**** Given data ****

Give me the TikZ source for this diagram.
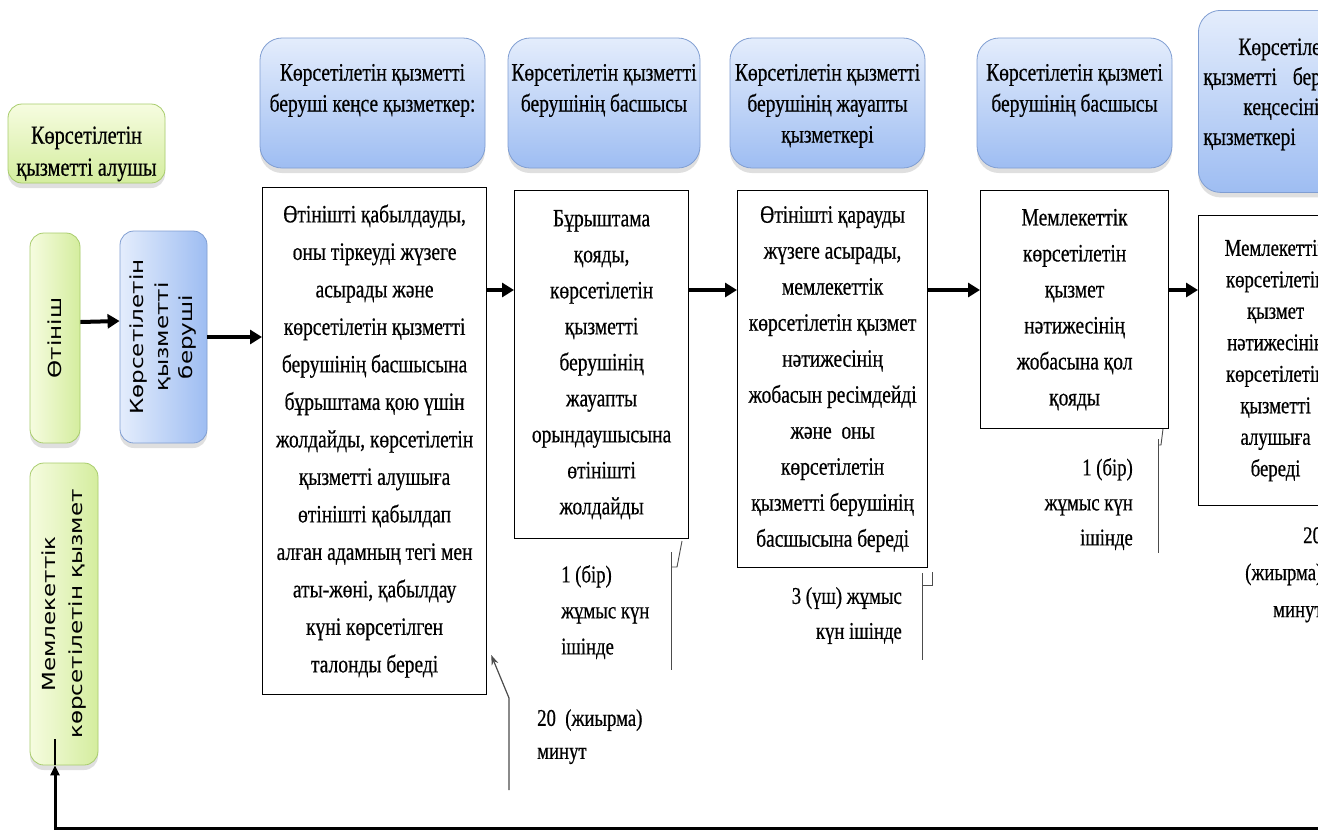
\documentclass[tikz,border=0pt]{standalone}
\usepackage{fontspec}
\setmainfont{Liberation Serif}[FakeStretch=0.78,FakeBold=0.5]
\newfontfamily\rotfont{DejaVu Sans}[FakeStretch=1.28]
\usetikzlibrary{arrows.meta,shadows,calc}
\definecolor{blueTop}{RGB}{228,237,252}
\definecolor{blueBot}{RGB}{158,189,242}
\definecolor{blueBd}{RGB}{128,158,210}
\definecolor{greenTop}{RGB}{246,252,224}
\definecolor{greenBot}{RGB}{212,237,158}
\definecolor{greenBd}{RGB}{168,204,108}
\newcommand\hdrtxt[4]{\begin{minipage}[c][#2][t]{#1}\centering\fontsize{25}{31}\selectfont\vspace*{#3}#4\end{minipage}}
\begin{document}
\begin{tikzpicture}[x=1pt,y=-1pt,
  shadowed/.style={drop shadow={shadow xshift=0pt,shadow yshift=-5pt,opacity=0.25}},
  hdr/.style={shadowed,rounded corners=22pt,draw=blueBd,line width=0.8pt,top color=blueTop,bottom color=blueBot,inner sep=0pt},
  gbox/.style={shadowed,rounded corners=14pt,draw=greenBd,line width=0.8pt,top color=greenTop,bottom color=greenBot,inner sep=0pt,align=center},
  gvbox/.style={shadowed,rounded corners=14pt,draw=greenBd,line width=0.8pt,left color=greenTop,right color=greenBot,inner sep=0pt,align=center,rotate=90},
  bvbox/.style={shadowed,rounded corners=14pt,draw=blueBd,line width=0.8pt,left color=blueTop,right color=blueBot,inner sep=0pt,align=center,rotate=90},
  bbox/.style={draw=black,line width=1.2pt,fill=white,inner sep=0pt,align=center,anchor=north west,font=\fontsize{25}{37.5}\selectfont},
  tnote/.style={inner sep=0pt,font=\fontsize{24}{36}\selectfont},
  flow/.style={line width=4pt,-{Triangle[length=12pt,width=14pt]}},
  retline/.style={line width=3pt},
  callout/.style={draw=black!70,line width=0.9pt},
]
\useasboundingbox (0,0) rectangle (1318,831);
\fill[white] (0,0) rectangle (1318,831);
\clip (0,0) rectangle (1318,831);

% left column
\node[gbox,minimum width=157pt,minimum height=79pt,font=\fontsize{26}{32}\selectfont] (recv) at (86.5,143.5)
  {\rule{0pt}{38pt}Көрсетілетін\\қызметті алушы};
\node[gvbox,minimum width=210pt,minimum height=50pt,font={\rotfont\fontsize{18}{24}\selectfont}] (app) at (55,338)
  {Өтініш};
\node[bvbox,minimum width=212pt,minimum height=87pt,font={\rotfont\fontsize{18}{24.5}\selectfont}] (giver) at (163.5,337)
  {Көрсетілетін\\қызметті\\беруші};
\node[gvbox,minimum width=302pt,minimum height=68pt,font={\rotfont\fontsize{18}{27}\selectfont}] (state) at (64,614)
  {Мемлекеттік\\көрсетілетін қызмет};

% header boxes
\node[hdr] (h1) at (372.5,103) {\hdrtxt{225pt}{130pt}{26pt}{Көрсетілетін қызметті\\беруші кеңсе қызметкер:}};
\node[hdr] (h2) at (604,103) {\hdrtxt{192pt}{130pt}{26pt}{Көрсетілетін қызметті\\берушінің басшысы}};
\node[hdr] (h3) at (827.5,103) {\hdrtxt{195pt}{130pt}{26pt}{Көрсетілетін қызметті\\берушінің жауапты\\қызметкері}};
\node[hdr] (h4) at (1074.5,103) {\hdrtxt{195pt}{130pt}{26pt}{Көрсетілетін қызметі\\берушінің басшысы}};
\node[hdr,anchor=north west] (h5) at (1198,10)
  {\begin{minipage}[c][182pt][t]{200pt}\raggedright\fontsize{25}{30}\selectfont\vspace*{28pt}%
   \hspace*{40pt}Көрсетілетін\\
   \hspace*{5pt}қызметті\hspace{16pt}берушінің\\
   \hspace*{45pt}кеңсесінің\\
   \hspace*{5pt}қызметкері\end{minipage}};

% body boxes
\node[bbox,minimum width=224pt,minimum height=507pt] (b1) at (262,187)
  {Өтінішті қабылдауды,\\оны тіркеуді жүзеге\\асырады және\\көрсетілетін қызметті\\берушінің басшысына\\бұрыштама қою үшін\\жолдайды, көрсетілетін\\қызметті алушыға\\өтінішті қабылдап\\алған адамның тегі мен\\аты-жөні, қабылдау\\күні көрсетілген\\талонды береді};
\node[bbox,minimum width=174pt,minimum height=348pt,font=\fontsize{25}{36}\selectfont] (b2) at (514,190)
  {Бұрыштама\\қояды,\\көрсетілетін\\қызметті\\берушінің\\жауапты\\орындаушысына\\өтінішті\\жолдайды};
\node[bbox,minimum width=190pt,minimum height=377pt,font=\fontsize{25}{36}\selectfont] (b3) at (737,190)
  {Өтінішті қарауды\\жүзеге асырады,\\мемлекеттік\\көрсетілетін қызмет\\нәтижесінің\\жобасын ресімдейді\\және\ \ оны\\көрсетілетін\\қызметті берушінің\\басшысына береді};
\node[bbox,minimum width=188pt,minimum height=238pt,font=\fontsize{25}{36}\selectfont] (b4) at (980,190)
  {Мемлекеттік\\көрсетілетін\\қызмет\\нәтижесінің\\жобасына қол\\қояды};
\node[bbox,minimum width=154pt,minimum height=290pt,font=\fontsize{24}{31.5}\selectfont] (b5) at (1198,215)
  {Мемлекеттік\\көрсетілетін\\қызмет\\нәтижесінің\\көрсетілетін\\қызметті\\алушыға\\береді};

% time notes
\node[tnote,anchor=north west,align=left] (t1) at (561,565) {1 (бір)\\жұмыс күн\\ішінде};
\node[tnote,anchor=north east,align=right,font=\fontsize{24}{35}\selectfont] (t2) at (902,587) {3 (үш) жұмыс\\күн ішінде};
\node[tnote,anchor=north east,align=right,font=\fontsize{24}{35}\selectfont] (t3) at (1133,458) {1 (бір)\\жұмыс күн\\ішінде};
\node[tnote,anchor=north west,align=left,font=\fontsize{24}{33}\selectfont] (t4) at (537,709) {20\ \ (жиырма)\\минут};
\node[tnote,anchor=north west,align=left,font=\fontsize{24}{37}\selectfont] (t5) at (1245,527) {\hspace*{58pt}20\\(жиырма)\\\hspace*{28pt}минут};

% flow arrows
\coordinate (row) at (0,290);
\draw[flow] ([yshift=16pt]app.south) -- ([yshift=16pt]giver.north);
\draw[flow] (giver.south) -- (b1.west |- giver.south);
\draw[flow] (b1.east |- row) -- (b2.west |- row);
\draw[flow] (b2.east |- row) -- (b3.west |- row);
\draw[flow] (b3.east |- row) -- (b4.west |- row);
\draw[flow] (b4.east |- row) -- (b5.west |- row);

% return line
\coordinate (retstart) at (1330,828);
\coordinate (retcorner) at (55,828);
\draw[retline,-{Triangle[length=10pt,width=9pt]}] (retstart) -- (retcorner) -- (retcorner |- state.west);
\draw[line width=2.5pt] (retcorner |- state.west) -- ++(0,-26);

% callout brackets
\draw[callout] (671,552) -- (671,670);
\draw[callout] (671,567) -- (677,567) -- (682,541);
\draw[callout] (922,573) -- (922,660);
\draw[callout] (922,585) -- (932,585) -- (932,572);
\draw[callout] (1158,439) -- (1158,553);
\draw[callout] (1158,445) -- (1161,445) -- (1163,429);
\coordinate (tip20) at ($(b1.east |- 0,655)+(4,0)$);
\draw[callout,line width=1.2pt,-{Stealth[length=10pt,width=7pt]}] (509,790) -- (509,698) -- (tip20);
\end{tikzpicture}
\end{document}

****

# Task instructions
Your task is an exact transcription of all the data, minus the pictures.

# Written answer
Give me the TikZ source for this diagram.
\documentclass[tikz,border=0pt]{standalone}
\usepackage{fontspec}
\setmainfont{Liberation Serif}[FakeStretch=0.78,FakeBold=0.5]
\newfontfamily\rotfont{DejaVu Sans}[FakeStretch=1.28]
\usetikzlibrary{arrows.meta,shadows,calc}
\definecolor{blueTop}{RGB}{228,237,252}
\definecolor{blueBot}{RGB}{158,189,242}
\definecolor{blueBd}{RGB}{128,158,210}
\definecolor{greenTop}{RGB}{246,252,224}
\definecolor{greenBot}{RGB}{212,237,158}
\definecolor{greenBd}{RGB}{168,204,108}
\newcommand\hdrtxt[4]{\begin{minipage}[c][#2][t]{#1}\centering\fontsize{25}{31}\selectfont\vspace*{#3}#4\end{minipage}}
\begin{document}
\begin{tikzpicture}[x=1pt,y=-1pt,
  shadowed/.style={drop shadow={shadow xshift=0pt,shadow yshift=-5pt,opacity=0.25}},
  hdr/.style={shadowed,rounded corners=22pt,draw=blueBd,line width=0.8pt,top color=blueTop,bottom color=blueBot,inner sep=0pt},
  gbox/.style={shadowed,rounded corners=14pt,draw=greenBd,line width=0.8pt,top color=greenTop,bottom color=greenBot,inner sep=0pt,align=center},
  gvbox/.style={shadowed,rounded corners=14pt,draw=greenBd,line width=0.8pt,left color=greenTop,right color=greenBot,inner sep=0pt,align=center,rotate=90},
  bvbox/.style={shadowed,rounded corners=14pt,draw=blueBd,line width=0.8pt,left color=blueTop,right color=blueBot,inner sep=0pt,align=center,rotate=90},
  bbox/.style={draw=black,line width=1.2pt,fill=white,inner sep=0pt,align=center,anchor=north west,font=\fontsize{25}{37.5}\selectfont},
  tnote/.style={inner sep=0pt,font=\fontsize{24}{36}\selectfont},
  flow/.style={line width=4pt,-{Triangle[length=12pt,width=14pt]}},
  retline/.style={line width=3pt},
  callout/.style={draw=black!70,line width=0.9pt},
]
\useasboundingbox (0,0) rectangle (1318,831);
\fill[white] (0,0) rectangle (1318,831);
\clip (0,0) rectangle (1318,831);

% left column
\node[gbox,minimum width=157pt,minimum height=79pt,font=\fontsize{26}{32}\selectfont] (recv) at (86.5,143.5)
  {\rule{0pt}{38pt}Көрсетілетін\\қызметті алушы};
\node[gvbox,minimum width=210pt,minimum height=50pt,font={\rotfont\fontsize{18}{24}\selectfont}] (app) at (55,338)
  {Өтініш};
\node[bvbox,minimum width=212pt,minimum height=87pt,font={\rotfont\fontsize{18}{24.5}\selectfont}] (giver) at (163.5,337)
  {Көрсетілетін\\қызметті\\беруші};
\node[gvbox,minimum width=302pt,minimum height=68pt,font={\rotfont\fontsize{18}{27}\selectfont}] (state) at (64,614)
  {Мемлекеттік\\көрсетілетін қызмет};

% header boxes
\node[hdr] (h1) at (372.5,103) {\hdrtxt{225pt}{130pt}{26pt}{Көрсетілетін қызметті\\беруші кеңсе қызметкер:}};
\node[hdr] (h2) at (604,103) {\hdrtxt{192pt}{130pt}{26pt}{Көрсетілетін қызметті\\берушінің басшысы}};
\node[hdr] (h3) at (827.5,103) {\hdrtxt{195pt}{130pt}{26pt}{Көрсетілетін қызметті\\берушінің жауапты\\қызметкері}};
\node[hdr] (h4) at (1074.5,103) {\hdrtxt{195pt}{130pt}{26pt}{Көрсетілетін қызметі\\берушінің басшысы}};
\node[hdr,anchor=north west] (h5) at (1198,10)
  {\begin{minipage}[c][182pt][t]{200pt}\raggedright\fontsize{25}{30}\selectfont\vspace*{28pt}%
   \hspace*{40pt}Көрсетілетін\\
   \hspace*{5pt}қызметті\hspace{16pt}берушінің\\
   \hspace*{45pt}кеңсесінің\\
   \hspace*{5pt}қызметкері\end{minipage}};

% body boxes
\node[bbox,minimum width=224pt,minimum height=507pt] (b1) at (262,187)
  {Өтінішті қабылдауды,\\оны тіркеуді жүзеге\\асырады және\\көрсетілетін қызметті\\берушінің басшысына\\бұрыштама қою үшін\\жолдайды, көрсетілетін\\қызметті алушыға\\өтінішті қабылдап\\алған адамның тегі мен\\аты-жөні, қабылдау\\күні көрсетілген\\талонды береді};
\node[bbox,minimum width=174pt,minimum height=348pt,font=\fontsize{25}{36}\selectfont] (b2) at (514,190)
  {Бұрыштама\\қояды,\\көрсетілетін\\қызметті\\берушінің\\жауапты\\орындаушысына\\өтінішті\\жолдайды};
\node[bbox,minimum width=190pt,minimum height=377pt,font=\fontsize{25}{36}\selectfont] (b3) at (737,190)
  {Өтінішті қарауды\\жүзеге асырады,\\мемлекеттік\\көрсетілетін қызмет\\нәтижесінің\\жобасын ресімдейді\\және\ \ оны\\көрсетілетін\\қызметті берушінің\\басшысына береді};
\node[bbox,minimum width=188pt,minimum height=238pt,font=\fontsize{25}{36}\selectfont] (b4) at (980,190)
  {Мемлекеттік\\көрсетілетін\\қызмет\\нәтижесінің\\жобасына қол\\қояды};
\node[bbox,minimum width=154pt,minimum height=290pt,font=\fontsize{24}{31.5}\selectfont] (b5) at (1198,215)
  {Мемлекеттік\\көрсетілетін\\қызмет\\нәтижесінің\\көрсетілетін\\қызметті\\алушыға\\береді};

% time notes
\node[tnote,anchor=north west,align=left] (t1) at (561,565) {1 (бір)\\жұмыс күн\\ішінде};
\node[tnote,anchor=north east,align=right,font=\fontsize{24}{35}\selectfont] (t2) at (902,587) {3 (үш) жұмыс\\күн ішінде};
\node[tnote,anchor=north east,align=right,font=\fontsize{24}{35}\selectfont] (t3) at (1133,458) {1 (бір)\\жұмыс күн\\ішінде};
\node[tnote,anchor=north west,align=left,font=\fontsize{24}{33}\selectfont] (t4) at (537,709) {20\ \ (жиырма)\\минут};
\node[tnote,anchor=north west,align=left,font=\fontsize{24}{37}\selectfont] (t5) at (1245,527) {\hspace*{58pt}20\\(жиырма)\\\hspace*{28pt}минут};

% flow arrows
\coordinate (row) at (0,290);
\draw[flow] ([yshift=16pt]app.south) -- ([yshift=16pt]giver.north);
\draw[flow] (giver.south) -- (b1.west |- giver.south);
\draw[flow] (b1.east |- row) -- (b2.west |- row);
\draw[flow] (b2.east |- row) -- (b3.west |- row);
\draw[flow] (b3.east |- row) -- (b4.west |- row);
\draw[flow] (b4.east |- row) -- (b5.west |- row);

% return line
\coordinate (retstart) at (1330,828);
\coordinate (retcorner) at (55,828);
\draw[retline,-{Triangle[length=10pt,width=9pt]}] (retstart) -- (retcorner) -- (retcorner |- state.west);
\draw[line width=2.5pt] (retcorner |- state.west) -- ++(0,-26);

% callout brackets
\draw[callout] (671,552) -- (671,670);
\draw[callout] (671,567) -- (677,567) -- (682,541);
\draw[callout] (922,573) -- (922,660);
\draw[callout] (922,585) -- (932,585) -- (932,572);
\draw[callout] (1158,439) -- (1158,553);
\draw[callout] (1158,445) -- (1161,445) -- (1163,429);
\coordinate (tip20) at ($(b1.east |- 0,655)+(4,0)$);
\draw[callout,line width=1.2pt,-{Stealth[length=10pt,width=7pt]}] (509,790) -- (509,698) -- (tip20);
\end{tikzpicture}
\end{document}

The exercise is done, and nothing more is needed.